#### WHAT YOU NEED TO DO:
Transcribe the listing exactly, leaving out every picture.

#### PROVIDED MATERIAL:
━━━━━━━━━━

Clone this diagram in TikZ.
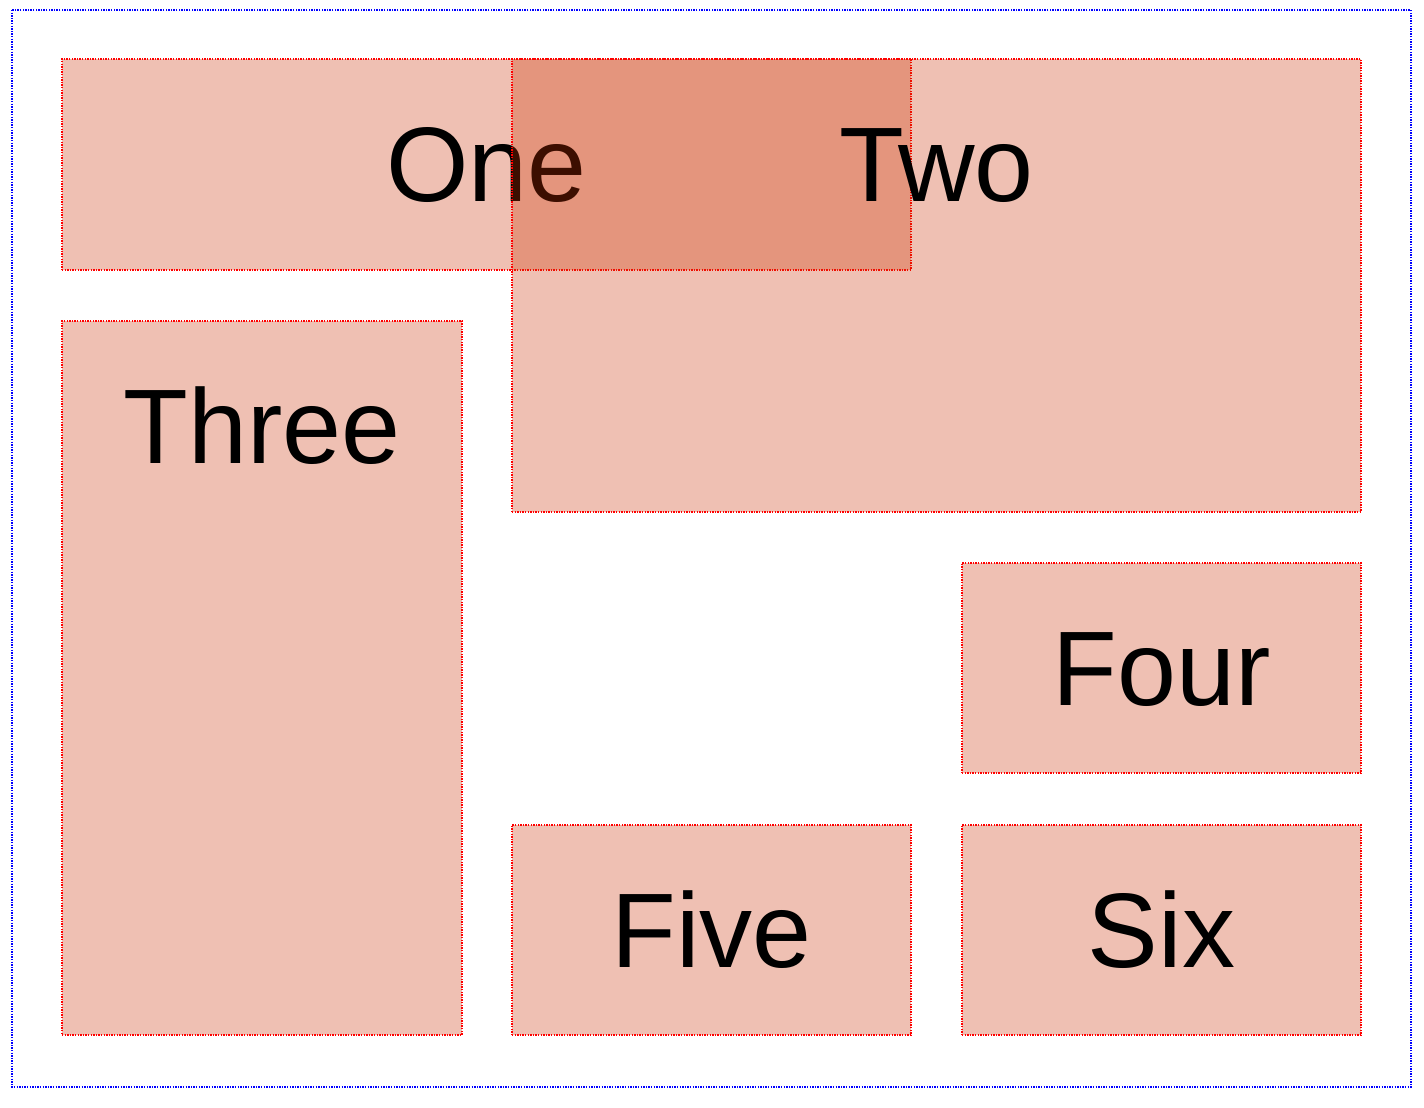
\documentclass[tikz,border=0pt]{standalone}
\usepackage{fontspec}
\setmainfont{Liberation Sans}
\usetikzlibrary{positioning}

\definecolor{cellred}{RGB}{202,48,2}

\begin{document}
\begin{tikzpicture}[x=0.5pt, y=-0.5pt,
    cell/.style={draw=red, fill=cellred, fill opacity=0.3, line width=0.75pt,
                 dash pattern=on 0.7pt off 0.6pt, inner sep=0pt, outer sep=0pt,
                 anchor=north west},
    celltext/.style={anchor=base, font=\fontsize{53}{60}\selectfont, inner sep=0pt}]
    \useasboundingbox (0,0) rectangle (1424,1108);
    % outer container
    \draw[blue, line width=0.75pt, dash pattern=on 0.7pt off 0.6pt] (12,10) rectangle (1411,1087);
    % grid items
    \node[cell, minimum width=424.5pt, minimum height=105.5pt] (one) at (62,59) {};
    \node[celltext] (oneText) at ([yshift=-71pt]one.north) {One};
    \node[cell, minimum width=424.5pt, minimum height=226.5pt] (two) at (512,59) {};
    \node[celltext] (twoText) at ([yshift=-71pt]two.north) {Two};
    \node[cell, minimum width=200pt, minimum height=357pt] (three) at (62,321) {};
    \node[celltext] (threeText) at ([yshift=-71pt]three.north) {Three};
    \node[cell, minimum width=199.5pt, minimum height=105pt] (four) at (962,563) {};
    \node[celltext] (fourText) at ([yshift=-71pt]four.north) {Four};
    \node[cell, minimum width=199.5pt, minimum height=105pt] (five) at (512,825) {};
    \node[celltext] (fiveText) at ([yshift=-71pt]five.north) {Five};
    \node[cell, minimum width=199.5pt, minimum height=105pt] (six) at (962,825) {};
    \node[celltext] (sixText) at ([yshift=-71pt]six.north) {Six};
\end{tikzpicture}
\end{document}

━━━━━━━━━━

#### PROBLEM SOLUTION:
Clone this diagram in TikZ.
\documentclass[tikz,border=0pt]{standalone}
\usepackage{fontspec}
\setmainfont{Liberation Sans}
\usetikzlibrary{positioning}

\definecolor{cellred}{RGB}{202,48,2}

\begin{document}
\begin{tikzpicture}[x=0.5pt, y=-0.5pt,
    cell/.style={draw=red, fill=cellred, fill opacity=0.3, line width=0.75pt,
                 dash pattern=on 0.7pt off 0.6pt, inner sep=0pt, outer sep=0pt,
                 anchor=north west},
    celltext/.style={anchor=base, font=\fontsize{53}{60}\selectfont, inner sep=0pt}]
    \useasboundingbox (0,0) rectangle (1424,1108);
    % outer container
    \draw[blue, line width=0.75pt, dash pattern=on 0.7pt off 0.6pt] (12,10) rectangle (1411,1087);
    % grid items
    \node[cell, minimum width=424.5pt, minimum height=105.5pt] (one) at (62,59) {};
    \node[celltext] (oneText) at ([yshift=-71pt]one.north) {One};
    \node[cell, minimum width=424.5pt, minimum height=226.5pt] (two) at (512,59) {};
    \node[celltext] (twoText) at ([yshift=-71pt]two.north) {Two};
    \node[cell, minimum width=200pt, minimum height=357pt] (three) at (62,321) {};
    \node[celltext] (threeText) at ([yshift=-71pt]three.north) {Three};
    \node[cell, minimum width=199.5pt, minimum height=105pt] (four) at (962,563) {};
    \node[celltext] (fourText) at ([yshift=-71pt]four.north) {Four};
    \node[cell, minimum width=199.5pt, minimum height=105pt] (five) at (512,825) {};
    \node[celltext] (fiveText) at ([yshift=-71pt]five.north) {Five};
    \node[cell, minimum width=199.5pt, minimum height=105pt] (six) at (962,825) {};
    \node[celltext] (sixText) at ([yshift=-71pt]six.north) {Six};
\end{tikzpicture}
\end{document}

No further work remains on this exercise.